David, you have the patience of Job. I’ve worked on my share of rusty suspension components here in southern NE but without my oxy-propane rig, I think I would have reached for the sledgehammer to put that car out of its misery…. BTW, oxy-propane works very similare to oxy-acetylene for most tasks (not gas welding) but you don’t have the worries of the acetylene tank tipping over and blowing up….
It looks like that bushing was not hardened steel, so an oscillating saw with a metal cutting blade probably would have worked much better than the sawzall – it looks like you should have been able to get it all the way through the bolt based on what one can discern from the photos. Go buy your own compressor and air tools when you get back to Michigan – you will smile every time you use them.
You need to add an oxy/acetylene torch to your tool box, especially if you’re going to work on Michigany cars. With one of those this would have been a 15 min job.
But then, it wouldn’t have been this long of an article……
Good on you David for trying to do the right thing, and helping out your friends, even at the expense of hurting your wrist the process. Yet I truly feel your pain and frustration here. Jesus. This ordeal feels like a journey of a thousand steps taken just to be able to move a foot forward. There has got to be a better way to skin this cat…And some folks wonder why I will never own another GM pos? They engineer their shit like a retarded and blind monkey with ADHD. NFW, ever! BTW, you are blessed to have such a good friend here. One who places your problems above his own common sense in order to help you out…

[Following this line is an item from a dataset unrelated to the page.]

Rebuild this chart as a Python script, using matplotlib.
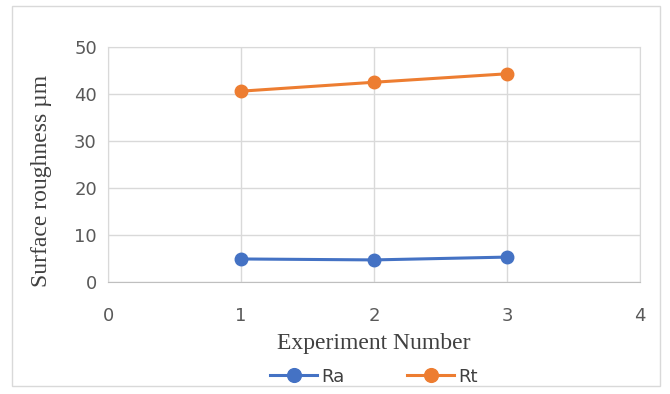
import matplotlib.pyplot as plt
from matplotlib.patches import Rectangle

experiments = [1, 2, 3]
ra = [4.9, 4.7, 5.3]
rt = [40.6, 42.5, 44.3]
xticks = [0, 1, 2, 3, 4]
yticks = [0, 10, 20, 30, 40, 50]

fig = plt.figure(figsize=(6.7, 3.94), dpi=100)
ax = fig.add_axes([108/670, 1 - 282/394, 532/670, 235/394])

# outer chart border
fig.patches.append(Rectangle((12/670, 1 - 386/394), 648/670, 380/394,
                             transform=fig.transFigure, fill=False,
                             edgecolor='#d9d9d9', linewidth=1))

ax.plot(experiments, ra, color='#4472c4', marker='o', markersize=9, linewidth=2.2, label='Ra')
ax.plot(experiments, rt, color='#ed7d31', marker='o', markersize=9, linewidth=2.2, label='Rt')

ax.set_xlim(0, 4)
ax.set_ylim(0, 50)
ax.set_xticks(xticks)
ax.set_yticks(yticks)
ax.grid(True, color='#d9d9d9', linewidth=1)
ax.set_axisbelow(True)
for s in ax.spines.values():
    s.set_color('#d9d9d9')
ax.spines['bottom'].set_color('#bfbfbf')
ax.tick_params(length=0, labelsize=13, labelcolor='#595959')
ax.tick_params(axis='x', pad=18)
ax.tick_params(axis='y', pad=8)

ax.set_xlabel('Experiment Number', family='Liberation Serif', fontsize=17, color='#404040', labelpad=6)
ax.set_ylabel('Surface roughness µm', family='Liberation Serif', fontsize=17, color='#404040')
ax.yaxis.set_label_coords(-0.105, 0.43)

leg = ax.legend(loc='upper center', bbox_to_anchor=(0.5, -0.295), ncol=2, frameon=False,
                prop={'size': 13}, markerscale=1.1,
                handlelength=2.6, columnspacing=3.5, handletextpad=0.2)
for t in leg.get_texts():
    t.set_color('#404040')

fig.savefig('out.png', dpi=100)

I said the same thing about Ford when I owned one. Never again.
What you really should invest in is a portable oxy-acetylene torch. I have a cheapo from HF and it has saved me countless hours of labor.
Second that, just had to remove a cat on my G35x to replace the front driveshaft. There wasn’t enough nut/bolt head left to even imagine that a socket could be of any use so the flame wrench came out and fixed that issue in short order. Forget mapp gas, acetylene and oxygen is where the function is at.

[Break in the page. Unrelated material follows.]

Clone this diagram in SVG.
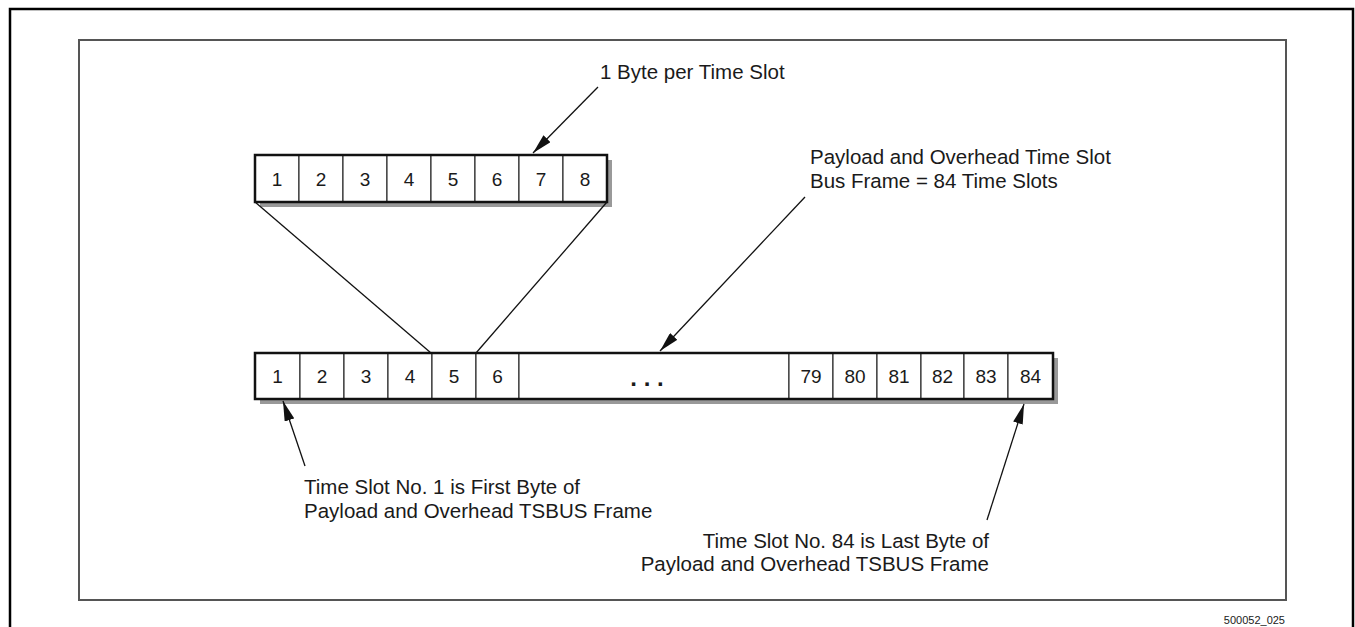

>Plus, there’s a little clunk in the steering column, but it’s nothing major.
Intermediate steering shaft? GMs of the time seemed to be notorious for that – the midsize Epsilons at least, but probably other models too. I don’t think there was really a fix for it, just grease it and then do it again down the line when it starts back up.
My GMT800 has had this since it was about 5 years old. 45-180 degrees of steering angle and hitting some bumps, sounds like someone bouncing a tennis ball between a racket and a wall quickly
Guarantee that’s it. They’re notorious for failing on the Cobalt/G5. My Wife’s G5 went through 3 of them.
I am amazed you’ve went this long without an air chisel. I used to wrench on rusty shit quite a bit and that was one of the first things I had out. It was pretty much muscle memory. Nice move with the pickle fork! Amazing what a BFH with a little focused expansion can do.
ALL your fams & friends CANNOT wait for you to source cars in Cali for them. A little 3-in-0ne, a slight taptap, coupla wiper blades……Jason’s yer Uncle!
Maybe the most emotional and physical effort ever expended on “The Poorer Man’s PT Cruiser”
Your reward will be in heaven, if not on earth.
-and having creative friends helps
You are a true mensch. Jamie too.
I’m not sure if this is the case where if it ends well all is good. It’s fun to read about David’s rust struggles but boy I’m starting to feel for him.